### TO DO
Show all lines holding "this".

### DATA LISTING
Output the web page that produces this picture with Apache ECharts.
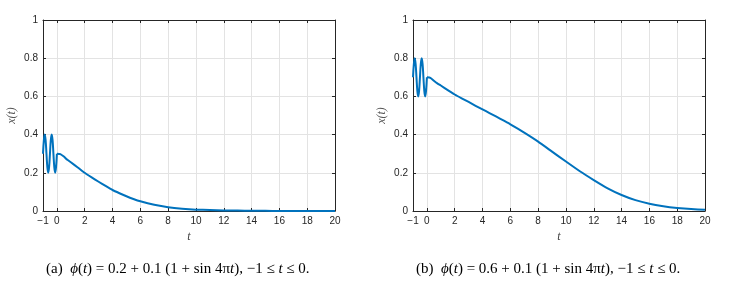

---

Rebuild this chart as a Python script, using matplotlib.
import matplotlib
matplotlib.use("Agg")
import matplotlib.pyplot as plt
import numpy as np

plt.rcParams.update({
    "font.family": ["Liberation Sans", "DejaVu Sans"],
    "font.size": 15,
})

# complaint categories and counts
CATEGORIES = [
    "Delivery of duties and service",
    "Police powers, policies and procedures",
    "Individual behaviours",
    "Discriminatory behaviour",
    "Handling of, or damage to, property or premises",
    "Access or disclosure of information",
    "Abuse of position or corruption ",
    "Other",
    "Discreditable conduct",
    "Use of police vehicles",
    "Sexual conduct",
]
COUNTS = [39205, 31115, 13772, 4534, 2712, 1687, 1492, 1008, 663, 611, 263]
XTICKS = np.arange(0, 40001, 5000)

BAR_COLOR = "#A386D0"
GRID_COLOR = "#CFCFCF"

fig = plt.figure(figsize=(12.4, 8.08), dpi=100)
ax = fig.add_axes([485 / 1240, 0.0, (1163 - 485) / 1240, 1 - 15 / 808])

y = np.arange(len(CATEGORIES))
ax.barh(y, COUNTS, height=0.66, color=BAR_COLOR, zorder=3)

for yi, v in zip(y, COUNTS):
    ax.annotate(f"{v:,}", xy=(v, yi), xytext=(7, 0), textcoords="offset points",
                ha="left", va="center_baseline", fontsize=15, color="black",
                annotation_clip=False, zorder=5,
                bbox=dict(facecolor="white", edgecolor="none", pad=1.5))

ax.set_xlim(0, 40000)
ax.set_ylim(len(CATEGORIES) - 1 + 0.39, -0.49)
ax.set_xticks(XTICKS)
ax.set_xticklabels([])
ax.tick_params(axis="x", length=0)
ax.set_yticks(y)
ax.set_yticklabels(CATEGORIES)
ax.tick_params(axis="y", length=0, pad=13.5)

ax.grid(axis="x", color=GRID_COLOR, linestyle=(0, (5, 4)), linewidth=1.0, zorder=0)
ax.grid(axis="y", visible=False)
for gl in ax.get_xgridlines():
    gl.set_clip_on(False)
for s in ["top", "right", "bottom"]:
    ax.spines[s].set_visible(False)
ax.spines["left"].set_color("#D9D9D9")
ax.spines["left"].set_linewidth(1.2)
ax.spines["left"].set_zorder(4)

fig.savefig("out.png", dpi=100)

==

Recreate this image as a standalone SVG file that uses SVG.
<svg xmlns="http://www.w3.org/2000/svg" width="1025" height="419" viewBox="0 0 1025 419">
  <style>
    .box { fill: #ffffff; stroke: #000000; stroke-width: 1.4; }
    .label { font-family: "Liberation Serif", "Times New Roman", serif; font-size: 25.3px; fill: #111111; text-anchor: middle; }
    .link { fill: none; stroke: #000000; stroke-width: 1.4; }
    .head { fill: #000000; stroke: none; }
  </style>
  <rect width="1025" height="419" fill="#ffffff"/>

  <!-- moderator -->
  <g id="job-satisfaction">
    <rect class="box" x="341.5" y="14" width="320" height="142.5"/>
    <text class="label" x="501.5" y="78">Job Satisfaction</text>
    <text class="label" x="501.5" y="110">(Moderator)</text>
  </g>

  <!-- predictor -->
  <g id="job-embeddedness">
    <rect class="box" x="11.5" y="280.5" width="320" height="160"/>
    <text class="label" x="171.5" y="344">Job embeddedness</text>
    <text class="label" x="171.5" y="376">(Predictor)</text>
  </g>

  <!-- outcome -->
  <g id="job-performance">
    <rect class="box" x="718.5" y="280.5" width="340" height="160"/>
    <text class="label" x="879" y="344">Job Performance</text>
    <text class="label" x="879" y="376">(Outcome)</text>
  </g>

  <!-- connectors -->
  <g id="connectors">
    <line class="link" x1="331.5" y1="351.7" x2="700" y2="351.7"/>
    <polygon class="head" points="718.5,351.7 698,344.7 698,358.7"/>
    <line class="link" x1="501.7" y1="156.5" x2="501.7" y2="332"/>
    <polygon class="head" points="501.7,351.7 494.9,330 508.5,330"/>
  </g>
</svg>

### EXERCISE RESPONSE
Output the web page that produces this picture with Apache ECharts.
Rebuild this chart as a Python script, using matplotlib.
Recreate this image as a standalone SVG file that uses SVG.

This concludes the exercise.